If you are in Finland and don’t want to make the dough yourself, just buy the frozen round cinnamon buns. The ready-made buns make this the easiest treat on the planet.

You can find them by the name Pikkupulla or Kotipulla or Vehnäpulla. I know, a lot of different names, but it’s the same product, I promise.

Bake the frozen buns for 10 minutes until golden brown. Allow to cool, otherwise the cream will melt.

Then to the fun part. Whip some cream, slice the buns and fill them with cream and strawberry jam or marzipan.

Note that we never have a laskiaispulla with jam, marzipan and whipped cream. That would be totally bonkers (read: I must try that next week).
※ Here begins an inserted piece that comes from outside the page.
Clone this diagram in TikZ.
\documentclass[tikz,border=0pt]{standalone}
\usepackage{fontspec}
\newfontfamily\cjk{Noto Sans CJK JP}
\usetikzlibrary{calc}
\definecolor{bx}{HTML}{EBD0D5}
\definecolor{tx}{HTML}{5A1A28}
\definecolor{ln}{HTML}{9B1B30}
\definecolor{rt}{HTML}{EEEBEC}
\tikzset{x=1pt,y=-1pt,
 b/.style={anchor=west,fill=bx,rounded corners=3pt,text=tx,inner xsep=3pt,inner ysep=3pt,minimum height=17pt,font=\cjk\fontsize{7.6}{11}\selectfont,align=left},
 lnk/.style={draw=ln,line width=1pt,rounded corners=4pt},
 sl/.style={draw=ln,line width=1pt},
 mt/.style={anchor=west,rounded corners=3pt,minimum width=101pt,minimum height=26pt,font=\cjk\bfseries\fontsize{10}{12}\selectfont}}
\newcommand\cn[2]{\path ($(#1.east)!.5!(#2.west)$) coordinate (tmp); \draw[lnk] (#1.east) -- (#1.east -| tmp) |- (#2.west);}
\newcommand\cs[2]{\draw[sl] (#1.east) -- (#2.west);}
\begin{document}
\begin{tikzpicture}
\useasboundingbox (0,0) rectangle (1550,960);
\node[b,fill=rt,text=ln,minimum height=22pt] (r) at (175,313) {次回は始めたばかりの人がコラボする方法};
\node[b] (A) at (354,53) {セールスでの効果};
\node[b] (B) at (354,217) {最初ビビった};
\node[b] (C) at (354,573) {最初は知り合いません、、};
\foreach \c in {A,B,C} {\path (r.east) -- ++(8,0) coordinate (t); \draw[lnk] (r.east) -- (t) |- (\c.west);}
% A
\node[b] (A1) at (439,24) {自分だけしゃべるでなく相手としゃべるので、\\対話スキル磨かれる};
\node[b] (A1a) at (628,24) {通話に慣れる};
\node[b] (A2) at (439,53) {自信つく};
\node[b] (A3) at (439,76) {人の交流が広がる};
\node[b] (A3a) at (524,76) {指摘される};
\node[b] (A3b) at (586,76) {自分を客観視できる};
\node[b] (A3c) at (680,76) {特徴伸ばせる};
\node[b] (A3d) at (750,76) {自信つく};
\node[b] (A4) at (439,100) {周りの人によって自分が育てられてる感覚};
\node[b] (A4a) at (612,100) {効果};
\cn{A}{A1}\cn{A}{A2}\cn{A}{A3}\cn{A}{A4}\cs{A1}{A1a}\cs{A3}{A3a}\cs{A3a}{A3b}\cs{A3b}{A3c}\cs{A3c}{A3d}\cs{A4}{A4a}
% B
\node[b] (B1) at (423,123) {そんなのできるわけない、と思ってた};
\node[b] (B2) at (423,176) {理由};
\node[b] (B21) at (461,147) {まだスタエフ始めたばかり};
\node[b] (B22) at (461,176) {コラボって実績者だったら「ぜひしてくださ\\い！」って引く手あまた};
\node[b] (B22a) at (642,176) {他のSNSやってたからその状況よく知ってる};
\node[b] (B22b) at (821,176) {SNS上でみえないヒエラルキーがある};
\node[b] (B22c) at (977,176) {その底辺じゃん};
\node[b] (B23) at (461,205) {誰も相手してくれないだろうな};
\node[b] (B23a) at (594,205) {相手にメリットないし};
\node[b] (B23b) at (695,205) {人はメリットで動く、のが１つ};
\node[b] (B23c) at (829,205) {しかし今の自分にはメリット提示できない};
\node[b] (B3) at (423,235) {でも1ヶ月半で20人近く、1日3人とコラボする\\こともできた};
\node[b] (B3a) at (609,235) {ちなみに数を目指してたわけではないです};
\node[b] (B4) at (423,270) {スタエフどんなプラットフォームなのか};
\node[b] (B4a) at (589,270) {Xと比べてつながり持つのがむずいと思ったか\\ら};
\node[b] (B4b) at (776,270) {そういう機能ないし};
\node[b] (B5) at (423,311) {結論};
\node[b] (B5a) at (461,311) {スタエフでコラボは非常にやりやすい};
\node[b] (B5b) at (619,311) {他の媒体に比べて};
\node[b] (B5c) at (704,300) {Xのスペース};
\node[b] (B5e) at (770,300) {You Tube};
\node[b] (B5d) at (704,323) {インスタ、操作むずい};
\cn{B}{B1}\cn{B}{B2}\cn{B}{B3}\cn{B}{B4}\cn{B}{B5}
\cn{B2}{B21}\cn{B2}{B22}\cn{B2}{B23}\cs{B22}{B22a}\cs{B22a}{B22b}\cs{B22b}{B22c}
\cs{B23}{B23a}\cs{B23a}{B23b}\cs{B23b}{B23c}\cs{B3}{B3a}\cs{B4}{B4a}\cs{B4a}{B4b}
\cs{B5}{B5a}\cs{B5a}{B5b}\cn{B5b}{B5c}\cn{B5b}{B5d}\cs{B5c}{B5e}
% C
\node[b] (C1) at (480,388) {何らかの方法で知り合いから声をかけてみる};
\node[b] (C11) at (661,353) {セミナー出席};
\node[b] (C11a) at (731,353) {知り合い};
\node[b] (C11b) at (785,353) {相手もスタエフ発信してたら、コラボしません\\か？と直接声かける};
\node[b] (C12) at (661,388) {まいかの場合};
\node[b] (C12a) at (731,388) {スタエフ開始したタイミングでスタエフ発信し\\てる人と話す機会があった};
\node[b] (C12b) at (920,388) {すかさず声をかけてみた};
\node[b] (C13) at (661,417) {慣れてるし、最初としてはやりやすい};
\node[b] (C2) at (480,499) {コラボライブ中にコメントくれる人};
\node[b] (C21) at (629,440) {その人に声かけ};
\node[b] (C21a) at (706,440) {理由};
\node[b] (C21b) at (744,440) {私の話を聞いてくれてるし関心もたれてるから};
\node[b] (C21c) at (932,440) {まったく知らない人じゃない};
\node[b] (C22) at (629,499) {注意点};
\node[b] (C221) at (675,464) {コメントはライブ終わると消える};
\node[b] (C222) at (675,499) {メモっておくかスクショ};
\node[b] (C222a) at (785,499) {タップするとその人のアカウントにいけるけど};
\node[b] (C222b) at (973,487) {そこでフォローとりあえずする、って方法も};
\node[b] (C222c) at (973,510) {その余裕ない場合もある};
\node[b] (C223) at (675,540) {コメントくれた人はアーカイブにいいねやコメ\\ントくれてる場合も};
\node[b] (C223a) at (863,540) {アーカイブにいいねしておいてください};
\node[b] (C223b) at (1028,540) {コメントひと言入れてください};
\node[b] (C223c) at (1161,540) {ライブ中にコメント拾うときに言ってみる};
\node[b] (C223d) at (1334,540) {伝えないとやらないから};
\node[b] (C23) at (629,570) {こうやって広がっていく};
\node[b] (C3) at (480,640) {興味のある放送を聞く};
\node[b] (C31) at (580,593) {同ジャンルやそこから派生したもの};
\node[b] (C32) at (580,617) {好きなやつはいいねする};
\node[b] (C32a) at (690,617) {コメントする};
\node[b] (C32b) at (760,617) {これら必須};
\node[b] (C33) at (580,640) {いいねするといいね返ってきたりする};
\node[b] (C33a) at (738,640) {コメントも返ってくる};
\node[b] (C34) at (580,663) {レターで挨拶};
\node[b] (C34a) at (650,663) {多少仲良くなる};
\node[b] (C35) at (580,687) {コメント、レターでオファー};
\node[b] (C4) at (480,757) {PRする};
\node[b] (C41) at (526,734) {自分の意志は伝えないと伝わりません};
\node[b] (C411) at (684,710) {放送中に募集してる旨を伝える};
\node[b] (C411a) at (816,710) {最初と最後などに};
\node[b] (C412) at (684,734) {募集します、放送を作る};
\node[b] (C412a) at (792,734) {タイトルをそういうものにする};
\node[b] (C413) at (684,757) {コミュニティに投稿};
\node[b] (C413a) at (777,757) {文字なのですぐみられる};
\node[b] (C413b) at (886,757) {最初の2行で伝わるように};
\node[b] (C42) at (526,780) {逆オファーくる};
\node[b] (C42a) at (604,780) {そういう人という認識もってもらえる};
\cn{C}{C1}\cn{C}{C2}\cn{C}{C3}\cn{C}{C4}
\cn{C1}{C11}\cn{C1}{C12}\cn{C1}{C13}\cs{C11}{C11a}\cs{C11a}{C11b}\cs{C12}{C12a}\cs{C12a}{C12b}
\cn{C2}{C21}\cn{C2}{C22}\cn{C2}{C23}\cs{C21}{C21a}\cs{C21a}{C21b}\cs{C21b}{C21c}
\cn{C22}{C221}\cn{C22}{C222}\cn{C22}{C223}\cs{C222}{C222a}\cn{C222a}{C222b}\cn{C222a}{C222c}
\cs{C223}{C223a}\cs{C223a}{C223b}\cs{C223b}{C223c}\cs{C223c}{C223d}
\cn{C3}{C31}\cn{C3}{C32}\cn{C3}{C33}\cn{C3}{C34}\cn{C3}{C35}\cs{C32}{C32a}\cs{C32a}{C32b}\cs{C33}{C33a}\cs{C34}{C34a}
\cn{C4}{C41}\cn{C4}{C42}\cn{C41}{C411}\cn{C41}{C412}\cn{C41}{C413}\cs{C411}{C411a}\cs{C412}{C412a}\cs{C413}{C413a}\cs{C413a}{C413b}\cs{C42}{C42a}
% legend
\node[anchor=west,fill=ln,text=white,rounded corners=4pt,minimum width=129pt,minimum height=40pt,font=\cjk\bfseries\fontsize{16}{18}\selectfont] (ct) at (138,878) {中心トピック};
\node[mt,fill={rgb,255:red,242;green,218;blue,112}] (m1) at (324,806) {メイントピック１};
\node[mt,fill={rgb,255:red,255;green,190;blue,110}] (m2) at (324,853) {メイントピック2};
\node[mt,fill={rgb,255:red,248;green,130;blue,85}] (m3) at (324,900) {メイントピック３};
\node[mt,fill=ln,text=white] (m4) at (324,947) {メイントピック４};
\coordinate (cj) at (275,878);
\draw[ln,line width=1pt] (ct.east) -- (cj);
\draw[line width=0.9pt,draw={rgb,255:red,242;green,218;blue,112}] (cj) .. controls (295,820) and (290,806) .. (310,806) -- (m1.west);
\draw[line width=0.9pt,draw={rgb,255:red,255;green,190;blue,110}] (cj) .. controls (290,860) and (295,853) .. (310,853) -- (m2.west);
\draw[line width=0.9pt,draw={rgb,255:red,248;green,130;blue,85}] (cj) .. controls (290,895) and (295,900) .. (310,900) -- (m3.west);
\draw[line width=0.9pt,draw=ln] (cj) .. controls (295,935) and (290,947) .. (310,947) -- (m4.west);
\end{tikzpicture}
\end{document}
Here are the items you need to buy to make laskiaispulla in Finnish, so you don’t get lost in the grocery store:

  • A package of frozen buns = kotipulla, pikkupulla or vehnäpulla
  • A package of cream (2 dl) = kuohukerma
  • A jar of strawberry jam = mansikkahillo
  • A tube of almond paste = mantelimassa

Laskiaispulla recipe from Finland by Her Finland blog

Ingredients to Finnish Shrovetide Bun aka Laskiaispulla

I love to make this easy treat at home, too. You can make these buns in your own kitchen, no matter where you live. Here’ s the recipe for completely home-made Shrovetime buns.

Dough with Finnish measurements (Taikina suomalaisilla mitoilla)

  • 2,5 dl milk (maito)
  • 25 g fresh yeast* (hiiva)
  • 1 dl regular sugar (taloussokeri)
  • 2 tsp vanilla sugar (vaniljasokeri)
  • 1 tbsp cardamom (kardemumma)
  • 1 tsp salt (suola)
  • 75 g butter (voi)
  • z. 7 dl all-purpose flour or plain flour (puolikarkea vehnäjauho)

Dough with American measurements (Taikina amerikkalaisilla mitoilla)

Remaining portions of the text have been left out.